Właśnie, Vieira... grał taki sposób, jakby w Juve był od dawna, pewnie poczyniał sobie w środku pola, kilkakrotnie indywidualnymi akcjami podbiegał pod pole karne przeciwnika i stwarzał duże zagrożenie (jak chociażby z Milanem). Czasem za dużo faulował, lecz kilka z tych przewinień było "na wyrost", przynajmniej mi sie tak wydaje. Będzie z niego duży pożytek


Alex prezentował się nieźle, ładnym strzałem w spojenie bramki nastraszył Cordobę & spółkę
Gdy mecz zbliżał się do końca, Nigeryjczyk Martins, który chwile wcześniej wszedł na boisko, strzałem z kilku metrów wbił futbolówkę do pustej bramki, gdyz Chimenti starał sie przeciąć to prostopadłe podanie i musiał wyjść do piłki

Tym oto sposobem dotarliśmy do końca. Nie narzekam póki co, skład nie był najmocniejszy, stawka turnieju nie była najważniejsza, zbroimy się na pełnię sezonu.
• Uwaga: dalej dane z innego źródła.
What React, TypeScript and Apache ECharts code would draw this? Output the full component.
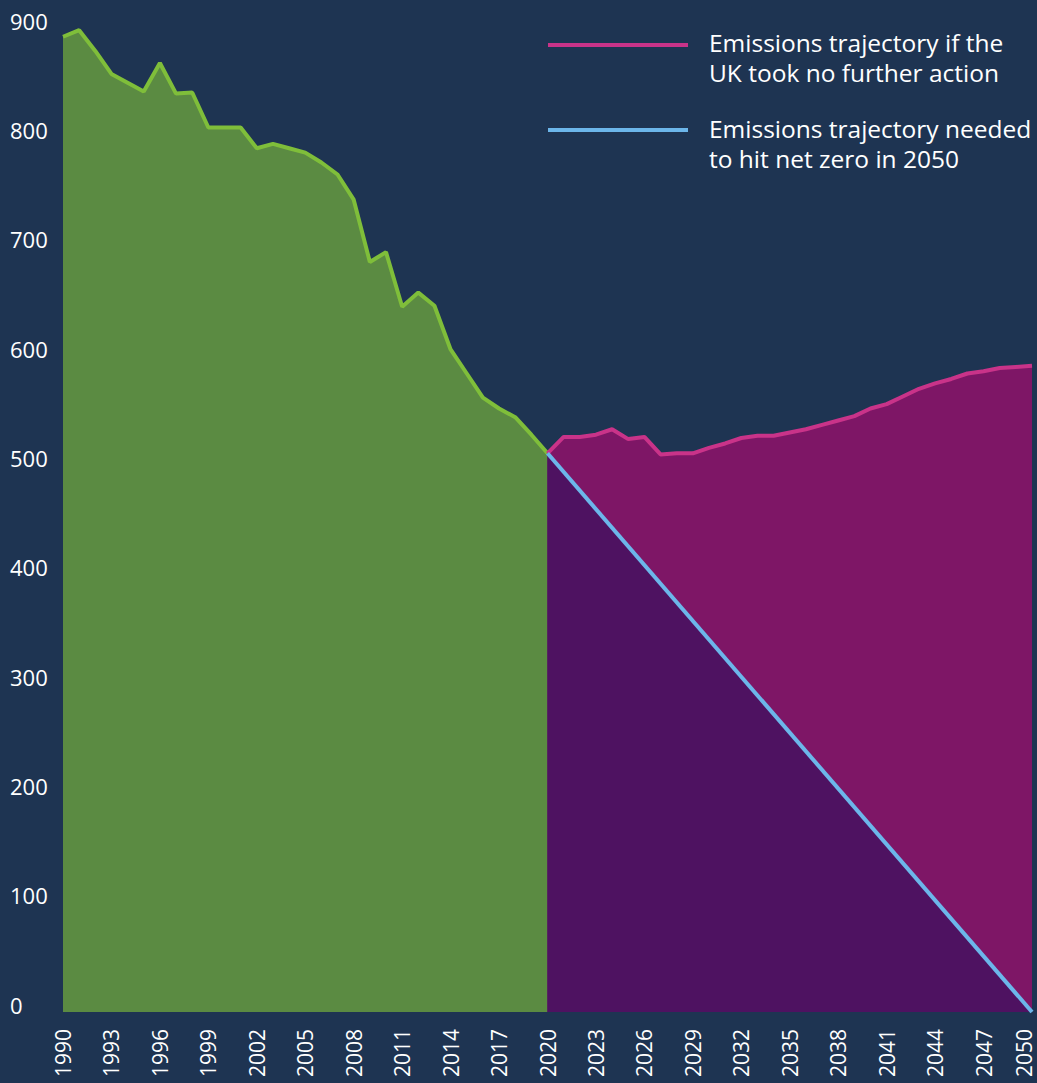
import React, { useEffect, useRef } from "react";
import * as echarts from "echarts";

const years: string[] = [];
for (let y = 1990; y <= 2050; y++) years.push(String(y));

const shownYearLabels = [
  "1990", "1993", "1996", "1999", "2002", "2005", "2008", "2011", "2014", "2017",
  "2020", "2023", "2026", "2029", "2032", "2035", "2038", "2041", "2044", "2047", "2050",
];

const historicYears = [
  "1990", "1991", "1992", "1993", "1994", "1995", "1996", "1997", "1998", "1999",
  "2000", "2001", "2002", "2003", "2004", "2005", "2006", "2007", "2008", "2009",
  "2010", "2011", "2012", "2013", "2014", "2015", "2016", "2017", "2018", "2019", "2020",
];
const historicValues = [
  892, 898, 879, 858, 850, 842, 868, 840, 841, 809,
  809, 809, 790, 794, 790, 786, 777, 766, 743, 686,
  695, 645, 658, 646, 606, 584, 562, 552, 544, 528, 511,
];

const noActionYears = [
  "2020", "2021", "2022", "2023", "2024", "2025", "2026", "2027", "2028", "2029",
  "2030", "2031", "2032", "2033", "2034", "2035", "2036", "2037", "2038", "2039",
  "2040", "2041", "2042", "2043", "2044", "2045", "2046", "2047", "2048", "2049", "2050",
];
const noActionValues = [
  511, 526, 526, 528, 533, 524, 526, 510, 511, 511,
  516, 520, 525, 527, 527, 530, 533, 537, 541, 545,
  552, 556, 563, 570, 575, 579, 584, 586, 589, 590, 591,
];

const netZeroYears = ["2020", "2050"];
const netZeroValues = [511, 0];

const yTicks = { min: 0, max: 900, interval: 100 };

const legendLines = [
  ["Emissions trajectory if the", "UK took no further action"],
  ["Emissions trajectory needed", "to hit net zero in 2050"],
];

const BG = "#1e3452";
const GREEN_FILL = "#5b8b42";
const GREEN_LINE = "#7fbe3a";
const MAGENTA_FILL = "#7e1666";
const MAGENTA_LINE = "#c93389";
const PURPLE_FILL = "#4e1261";
const BLUE_LINE = "#6cb6ea";
const FONT = "Open Sans";

const toPairs = (ys: string[], vs: number[]) =>
  ys.map((y, i) => [years.indexOf(y), vs[i]]);

const legendText = (text: string, y: number) => ({
  type: "text",
  x: 709,
  y,
  style: {
    text,
    fill: "#ffffff",
    font: `24.5px "${FONT}"`,
    verticalAlign: "middle",
    align: "left",
  },
});

export default function App() {
  const ref = useRef<HTMLDivElement>(null);

  useEffect(() => {
    if (!ref.current) return;
    const chart = echarts.init(ref.current, undefined, { renderer: "svg" });
    chart.setOption({
      animation: false,
      backgroundColor: BG,
      textStyle: { fontFamily: FONT },
      grid: { left: 63, right: 5, top: 28, bottom: 71, outerBoundsMode: "none" },
      xAxis: {
        type: "category",
        data: years,
        boundaryGap: false,
        axisLine: { show: false },
        axisTick: { show: false },
        splitLine: { show: false },
        axisLabel: {
          rotate: 90,
          margin: 17,
          color: "#ffffff",
          fontSize: 21,
          fontFamily: FONT,
          interval: (_i: number, v: string) => shownYearLabels.includes(v),
          formatter: (v: string) => (v === "2050" ? `{last|${v}}` : v),
          rich: {
            last: {
              color: "#ffffff",
              fontSize: 21,
              fontFamily: FONT,
              padding: [0, 0, 16, 0],
            },
          },
        },
      },
      yAxis: {
        type: "value",
        min: yTicks.min,
        max: yTicks.max,
        interval: yTicks.interval,
        axisLine: { show: false },
        axisTick: { show: false },
        splitLine: { show: false },
        axisLabel: {
          color: "#ffffff",
          fontSize: 22,
          fontFamily: FONT,
          align: "left",
          verticalAlign: "bottom",
          lineHeight: 15,
          margin: 53,
        },
      },
      series: [
        {
          type: "line",
          data: toPairs(historicYears, historicValues),
          symbol: "none",
          lineStyle: { color: GREEN_LINE, width: 4 },
          areaStyle: { color: GREEN_FILL, opacity: 1 },
          z: 2,
        },
        {
          type: "line",
          data: toPairs(noActionYears, noActionValues),
          symbol: "none",
          lineStyle: { color: MAGENTA_LINE, width: 4 },
          areaStyle: { color: MAGENTA_FILL, opacity: 1 },
          z: 3,
        },
        {
          type: "line",
          data: toPairs(netZeroYears, netZeroValues),
          symbol: "none",
          lineStyle: { color: BLUE_LINE, width: 4 },
          areaStyle: { color: PURPLE_FILL, opacity: 1 },
          z: 4,
        },
      ],
      graphic: [
        {
          type: "line",
          shape: { x1: 548, y1: 45, x2: 688, y2: 45 },
          style: { stroke: MAGENTA_LINE, lineWidth: 4 },
        },
        legendText(legendLines[0][0], 42),
        legendText(legendLines[0][1], 72),
        {
          type: "line",
          shape: { x1: 548, y1: 130, x2: 688, y2: 130 },
          style: { stroke: BLUE_LINE, lineWidth: 4 },
        },
        legendText(legendLines[1][0], 128),
        legendText(legendLines[1][1], 158),
      ],
    });
    return () => chart.dispose();
  }, []);

  return (
    <div
      ref={ref}
      style={{ position: "fixed", left: 0, top: 0, width: 1037, height: 1083, background: BG }}
    />
  );
}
Ale i tak mogli to wygrać, bo Bettega raczej zadowolony nie był, gdyż troche zasępiony siedział na trybunach
- spyder
- Juventino
- Rejestracja: 12 stycznia 2004
- Posty: 136
- Rejestracja: 12 stycznia 2004
Co do turnieju to mam mieszane uczucia. Jesli sie nie myle to rok temu Tim Cup zakonczyl sie podobnym podzialem miejsc?? Cieszy postawa niektorych zawodnikow(Vieira),a zaangazowanie niektorych smuci. To jest poczatek przygotowan, miejmy nadzieje, ze gdy sezon wystartuje to cala druzyna znajdzie sie w optymalnej formie.